“Awfully,” he sighed. “Will you take pity on me?”
“I think you want a great deal. Yesterday it was roses, to-day cake. I wonder what it will be to-morrow?”
It was hard work keeping back the “You!” that rushed to his lips. But she had acknowledged the possibility of their meeting again on the morrow, nay, had practically suggested it as though it were a matter of course, and he took heart from that.
“I’ll say no more about the cake,” he said insinuatingly, “if you’ll give me the roses.”
“But I’m not sure I wouldn’t rather give you the cake,” she replied thoughtfully. “You see, the roses mean more to me.” Her eyes ranged slowly, lovingly over the garden. The shadow of her hat cast a warmer tone over one clear, creamy cheek, and Burton’s heart thumped immoderately.
“They would mean more, much more, to me, too,” he said softly, and his voice was not quite even.
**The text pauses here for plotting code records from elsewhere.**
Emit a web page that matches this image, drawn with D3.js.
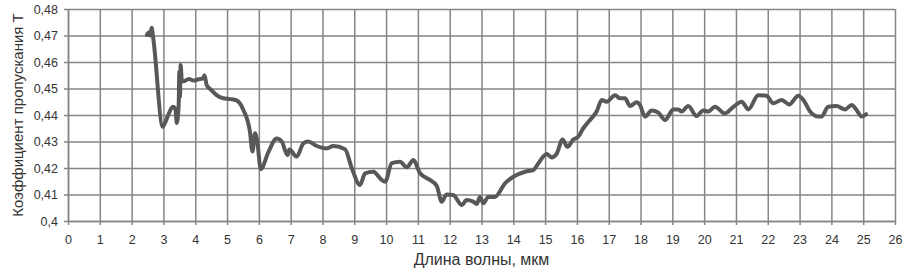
<!DOCTYPE html>
<html>
<head>
<meta charset="utf-8">
<script src="https://cdn.jsdelivr.net/npm/d3@7"></script>
<style>
  body { margin: 0; background: #fff; }
  svg text { font-family: "Liberation Sans", Arial, sans-serif; fill: #333; }
</style>
</head>
<body>
<div id="chart"></div>
<script>
var wavelength = [2.48, 2.55, 2.58, 2.63, 2.68, 2.98, 3.05, 3.15, 3.30, 3.38, 3.42, 3.48, 3.50, 3.52, 3.54, 3.58, 3.63, 3.80, 3.95, 4.10,
  4.25, 4.29, 4.36, 4.50, 4.67, 4.88, 5.10, 5.30, 5.51, 5.72, 5.80, 5.88, 5.95, 6.06, 6.30, 6.56, 6.72, 6.90, 6.96, 7.19,
  7.40, 7.55, 7.82, 8.13, 8.34, 8.71, 8.92, 9.18, 9.34, 9.60, 9.86, 9.97, 10.18, 10.44, 10.65, 10.86, 11.07, 11.38, 11.59, 11.75,
  11.90, 12.11, 12.38, 12.53, 12.74, 12.85, 12.95, 13.06, 13.21, 13.42, 13.74, 14.00, 14.37, 14.63, 14.79, 15.05, 15.20, 15.36, 15.55, 15.70,
  15.89, 16.04, 16.20, 16.39, 16.62, 16.78, 16.93, 17.20, 17.35, 17.51, 17.67, 17.88, 17.98, 18.14, 18.35, 18.56, 18.77, 19.03, 19.19, 19.29,
  19.50, 19.76, 19.97, 20.13, 20.34, 20.65, 20.92, 21.18, 21.39, 21.70, 21.96, 22.17, 22.44, 22.67, 22.96, 23.12, 23.33, 23.59, 23.69, 23.90,
  24.16, 24.43, 24.64, 24.79, 24.95, 25.09];
var transmission = [0.4702, 0.4712, 0.4700, 0.4729, 0.4690, 0.4356, 0.4370, 0.4400, 0.4431, 0.4420, 0.4370, 0.4440, 0.4563, 0.4470, 0.4589, 0.4530, 0.4527, 0.4536, 0.4530, 0.4535,
  0.4538, 0.4550, 0.4513, 0.4495, 0.4475, 0.4463, 0.4460, 0.4455, 0.4420, 0.4337, 0.4262, 0.4331, 0.4300, 0.4196, 0.4260, 0.4311, 0.4300, 0.4249, 0.4270, 0.4243,
  0.4293, 0.4300, 0.4283, 0.4274, 0.4283, 0.4271, 0.4200, 0.4136, 0.4180, 0.4186, 0.4155, 0.4148, 0.4218, 0.4224, 0.4203, 0.4230, 0.4180, 0.4155, 0.4133, 0.4073,
  0.4100, 0.4098, 0.4060, 0.4079, 0.4073, 0.4064, 0.4091, 0.4067, 0.4091, 0.4091, 0.4142, 0.4167, 0.4186, 0.4192, 0.4218, 0.4253, 0.4240, 0.4253, 0.4308, 0.4280,
  0.4308, 0.4318, 0.4350, 0.4378, 0.4413, 0.4457, 0.4450, 0.4475, 0.4463, 0.4463, 0.4434, 0.4448, 0.4438, 0.4394, 0.4417, 0.4409, 0.4381, 0.4421, 0.4421, 0.4413,
  0.4434, 0.4396, 0.4417, 0.4413, 0.4431, 0.4406, 0.4431, 0.4450, 0.4421, 0.4475, 0.4473, 0.4444, 0.4457, 0.4440, 0.4473, 0.4457, 0.4413, 0.4394, 0.4394, 0.4431,
  0.4434, 0.4421, 0.4438, 0.4419, 0.4394, 0.4403];
var xTicks = d3.range(0, 27, 1);
var yTicks = [0.40, 0.41, 0.42, 0.43, 0.44, 0.45, 0.46, 0.47, 0.48];

var width = 910, height = 273;
var margin = {top: 9, right: 15, bottom: 52, left: 68};

var svg = d3.select("#chart")
    .append("svg")
    .attr("width", width)
    .attr("height", height);

var x = d3.scaleLinear().domain([0, 26]).range([margin.left, width - margin.right]);
var y = d3.scaleLinear().domain([0.40, 0.48]).range([height - margin.bottom, margin.top]);

var fmt = function(d) { return String(+d.toFixed(2)).replace(".", ","); };

// vertical grid + ticks
var gx = svg.append("g")
    .attr("transform", "translate(0," + (height - margin.bottom) + ")")
    .call(d3.axisBottom(x).tickValues(xTicks).tickFormat(d3.format("d"))
        .tickSizeInner(-(height - margin.top - margin.bottom)).tickSizeOuter(0).tickPadding(14));
gx.selectAll(".tick line").attr("stroke", "#858585").attr("stroke-width", 1.5).attr("y2", -(height - margin.top - margin.bottom)).attr("y1", 4);
gx.select(".domain").attr("stroke", "#858585").attr("stroke-width", 1.5);
gx.selectAll("text").style("font-size", "12.5px").attr("fill", "#333");

// horizontal grid + ticks
var gy = svg.append("g")
    .attr("transform", "translate(" + margin.left + ",0)")
    .call(d3.axisLeft(y).tickValues(yTicks).tickFormat(fmt)
        .tickSizeInner(-(width - margin.left - margin.right)).tickSizeOuter(0).tickPadding(10));
gy.selectAll(".tick line").attr("stroke", "#858585").attr("stroke-width", 1.5).attr("x1", -4);
gy.select(".domain").attr("stroke", "#858585").attr("stroke-width", 1.5);
gy.selectAll("text").style("font-size", "12.5px").attr("fill", "#333");

var pts = wavelength.map(function(w, i) { return [w, transmission[i]]; });

svg.append("path")
    .datum(pts)
    .attr("fill", "none")
    .attr("stroke", "#585858")
    .attr("stroke-width", 4)
    .attr("stroke-linejoin", "round")
    .attr("stroke-linecap", "round")
    .attr("d", d3.line().x(d => x(d[0])).y(d => y(d[1])).curve(d3.curveMonotoneX));

svg.append("text")
    .attr("x", (margin.left + width - margin.right) / 2)
    .attr("y", 265)
    .style("text-anchor", "middle")
    .style("font-size", "16px")
    .attr("fill", "#222")
    .text("Длина волны, мкм");

svg.append("text")
    .attr("transform", "translate(23," + ((margin.top + height - margin.bottom) / 2) + ") rotate(-90)")
    .style("text-anchor", "middle")
    .style("font-size", "15px")
    .attr("fill", "#222")
    .text("Коэффициент пропускания T");
</script>
</body>
</html>
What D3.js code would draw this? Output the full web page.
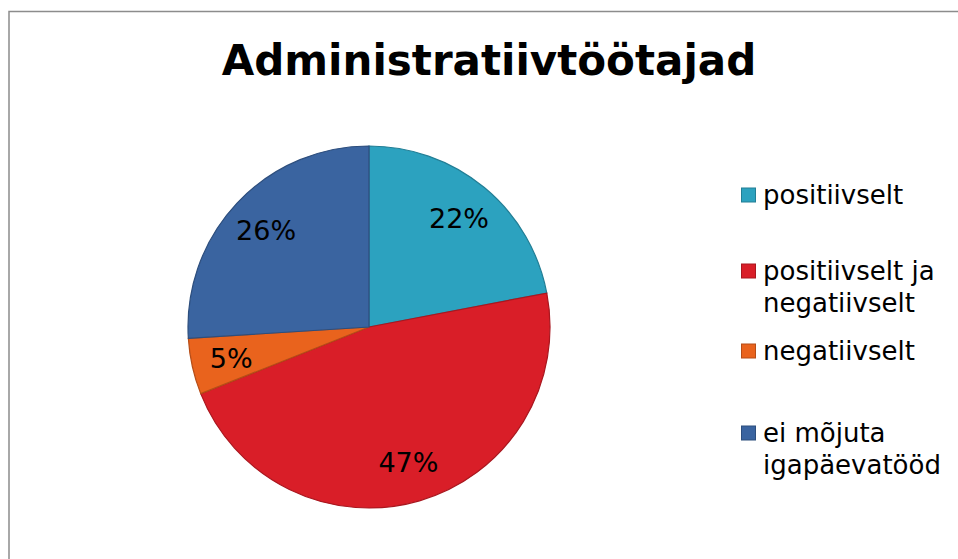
<!DOCTYPE html>
<html>
<head>
<meta charset="utf-8">
<script src="https://cdn.jsdelivr.net/npm/d3@7"></script>
<style>
  body { margin: 0; background: #fff; }
  svg text { font-family: "DejaVu Sans", Verdana, sans-serif; }
</style>
</head>
<body>
<div id="chart"></div>
<script>
// chart data
var titleText = "Administratiivtöötajad";
var categories = ["positiivselt", "positiivselt ja negatiivselt", "negatiivselt", "ei mõjuta igapäevatööd"];
var legendLines = [["positiivselt"], ["positiivselt ja", "negatiivselt"], ["negatiivselt"], ["ei mõjuta", "igapäevatööd"]];
var values = [22, 47, 5, 26];
var colors = ["#2ca2bf", "#d91e28", "#e9631d", "#3a64a0"];

var svgWidth = 958;
var svgHeight = 559;

var svg = d3.select("#chart")
    .append("svg")
    .attr("width", svgWidth)
    .attr("height", svgHeight);

// chart frame
svg.append("rect")
    .attr("x", 9)
    .attr("y", 11.5)
    .attr("width", svgWidth)
    .attr("height", svgHeight)
    .attr("fill", "none")
    .attr("stroke", "#8c8c8c")
    .attr("stroke-width", 1.5);

svg.append("text")
    .attr("x", 489)
    .attr("y", 75)
    .attr("text-anchor", "middle")
    .attr("font-size", "42px")
    .attr("font-weight", "bold")
    .text(titleText);

var cx = 369, cy = 327, radius = 181;

var pie = d3.pie().sort(null).value(d => d);
var arcs = pie(values);

var arc = d3.arc().innerRadius(0).outerRadius(radius);
var labelArc = d3.arc().innerRadius(radius * 0.78).outerRadius(radius * 0.78);

var pieGroup = svg.append("g")
    .attr("transform", `translate(${cx}, ${cy})`);

pieGroup.selectAll("path")
    .data(arcs)
    .enter()
    .append("path")
    .attr("d", arc)
    .attr("fill", (d, i) => colors[i])
    .attr("stroke", (d, i) => d3.color(colors[i]).darker(0.7))
    .attr("stroke-width", 1.2);

var total = d3.sum(values);
pieGroup.selectAll("text")
    .data(arcs)
    .enter()
    .append("text")
    .attr("x", d => labelArc.centroid(d)[0])
    .attr("y", d => labelArc.centroid(d)[1])
    .attr("dy", "0.36em")
    .attr("text-anchor", "middle")
    .attr("font-size", "27px")
    .attr("fill", "#000")
    .text(d => Math.round(d.value / total * 100) + "%");

// legend
var legendY = [195, 271, 351, 433];
var legend = svg.append("g");

var items = legend.selectAll("g")
    .data(categories)
    .enter()
    .append("g")
    .attr("transform", (d, i) => `translate(741, ${legendY[i]})`);

items.append("rect")
    .attr("x", 0.5)
    .attr("y", -7)
    .attr("width", 14)
    .attr("height", 14)
    .attr("fill", (d, i) => colors[i])
    .attr("stroke", (d, i) => d3.color(colors[i]).darker(0.7))
    .attr("stroke-width", 1);

items.append("text")
    .attr("x", 22)
    .attr("y", 9)
    .attr("font-size", "26px")
    .attr("fill", "#000")
    .selectAll("tspan")
    .data((d, i) => legendLines[i])
    .enter()
    .append("tspan")
    .attr("x", 22)
    .attr("dy", (d, j) => j === 0 ? 0 : 32)
    .text(d => d);
</script>
</body>
</html>
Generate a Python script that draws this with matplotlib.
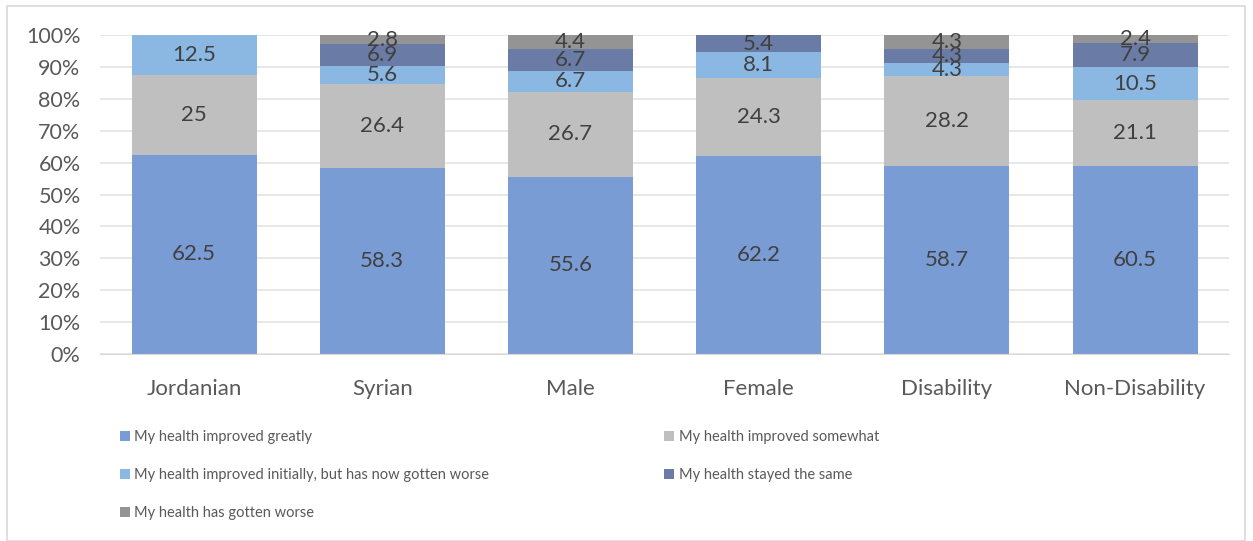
import matplotlib.pyplot as plt
import numpy as np
from matplotlib.patches import Rectangle

plt.rcParams['font.family'] = ['Lato', 'DejaVu Sans']

### Data
categories = ["Jordanian", "Syrian", "Male", "Female", "Disability", "Non-Disability"]
series_names = [
    "My health improved greatly",
    "My health improved somewhat",
    "My health improved initially, but has now gotten worse",
    "My health stayed the same",
    "My health has gotten worse",
]
greatly = [62.5, 58.3, 55.6, 62.2, 58.7, 60.5]
somewhat = [25, 26.4, 26.7, 24.3, 28.2, 21.1]
initially = [12.5, 5.6, 6.7, 8.1, 4.3, 10.5]
same = [0, 6.9, 6.7, 5.4, 4.3, 7.9]
worse = [0, 2.8, 4.4, 0, 4.3, 2.4]

colors = ["#7A9CD5", "#BFBFBF", "#8BB8E2", "#6A7CA5", "#949494"]

values = np.array([greatly, somewhat, initially, same, worse])
# 100% stacked: each column scaled to its own total
totals = values.sum(axis=0)
shares = values / totals * 100

fig = plt.figure(figsize=(12.53, 5.41), dpi=100)
ax = fig.add_axes([0.0798, 0.3457, 0.9012, 0.5893])

x = np.arange(len(categories))
bottom = np.zeros(len(categories))
handles = []
for i in range(len(series_names)):
    bars = ax.bar(x, shares[i], 0.665, bottom=bottom, color=colors[i],
                  label=series_names[i], zorder=2)
    handles.append(bars)
    for j in range(len(categories)):
        if values[i][j] > 0:
            ax.text(x[j], bottom[j] + shares[i][j] / 2, f"{values[i][j]:g}",
                    ha='center', va='center', fontsize=16, color='#404040', zorder=3)
    bottom += shares[i]

ax.set_xlim(-0.5, len(categories) - 0.5)
ax.set_ylim(0, 100)
ax.set_yticks(range(0, 101, 10))
ax.set_yticklabels([f"{t}%" for t in range(0, 101, 10)])
ax.set_xticks(x)
ax.set_xticklabels(categories)
ax.tick_params(axis='both', length=0, labelsize=15.5, labelcolor='#595959')
ax.tick_params(axis='x', labelsize=16, pad=18)
ax.tick_params(axis='y', pad=14)
ax.yaxis.grid(True, color='#E3E3E3', linewidth=1.2, zorder=0)
ax.set_axisbelow(True)
for side in ['top', 'right', 'left']:
    ax.spines[side].set_visible(False)
ax.spines['bottom'].set_color('#D9D9D9')

# legend: row-major order in two columns
order = [0, 2, 4, 1, 3]
ax.legend([handles[k] for k in order], [series_names[k] for k in order],
          ncol=2, loc='upper left', bbox_to_anchor=(0.011, -0.215),
          frameon=False, fontsize=10.5, labelcolor='#595959',
          handlelength=0.7, handleheight=0.7, handletextpad=0.3,
          columnspacing=12.0, labelspacing=1.65, borderpad=0)

fig.patches.append(Rectangle((7 / 1253, 0.0), 1238 / 1253, 535 / 541,
                             transform=fig.transFigure, fill=False,
                             edgecolor='#D9D9D9', linewidth=1.2))

fig.savefig("out.png", dpi=100)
Perhaps she caught his meaning; at least the shadowed cheek found new color, and she made a little movement as though to go on her way up the path towards the house. But—and perhaps, after all, she was not altogether displeased—she only bent her warm face over a tempting spray of golden blossoms, and Burton, who had noted the impulse toward flight, went on hurriedly:
“One hears so much, and rightly, of Southern hospitality,” he said, “that certainly I am not mistaken in thinking you will give me, out of your vast wealth, one little rose a day?”
“You wouldn’t rather have the cake?” she asked, raising her head and viewing him quite calmly.